Хорошая экранизация должна что-то добавлять, давать какую-то точку зрения. Литературный язык невозможно перевести на язык изобразительный. К примеру, как ты передашь фразу из «Войны и мира»: «Она не удостаивает быть умной»? Если кто-то это произнесёт, это, скорее всего, будет ужасно (хотя в романе это – реплика Пьера). Надо будет какой-то аналог этому придумывать. Замену словами или изобразительными средствами. И если эта задача решена, если литературные достоинства произведения как минимум, не утеряны, а как максимум, усилены средствами кино – экранизация получилась.

Есть мнение, что фильм «Собачье сердце» сильнее повести Булгакова. А вы как думаете?

Я согласен, потому что эта вещь прочитана через другого Булгакова, более зрелого и более сложного. Повесть «Собачье сердце» – злая политическая сатира, глубоко антисоветская. Этим она была знаменита, распространялась и в «Самиздате», и в «Тамиздате». А в фильме помимо этой сатиры есть и старомодная сентиментальность, вроде бы совершенно противопоказанная этой повести, и даже чертовщина какая-то.

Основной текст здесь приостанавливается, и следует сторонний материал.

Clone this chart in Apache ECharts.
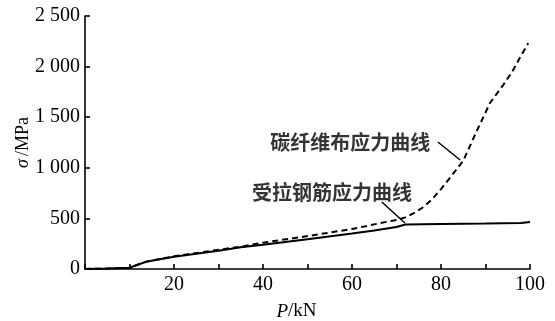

Нет в первоисточнике почти ничего из этого. А в Булгакове есть.

Нравятся ли вам сериальные экранизации и сериалы вообще?

Я встречал мало сериалов, которыечто-то добавили бы к моему представлению о литературном произведении. Достоевский был бы очень хорош для сериала – быть может, сериал здесь более приемлемый формат, чем односерийный фильм. Но хороших примеров мало. «Подросток», советский сериал 1983 года – редкое исключение. Там играл главную роль Олег Борисов – самый «достоевский» актёр нашего театра и кино. И сам по себе сюжет «Подростка» идеально подходит для сериала. Это история молодого человека, который каждые несколько глав узнаёт что-то новое и в корне меняет своё представление об окружающем мире.

Что касается современных сериалов – как зрителю они мне совершенно не интересны. Сверхзадачи я там, как правило, не вижу, а просто проживать чужую жизнь день за днём – это, по-моему, трата времени.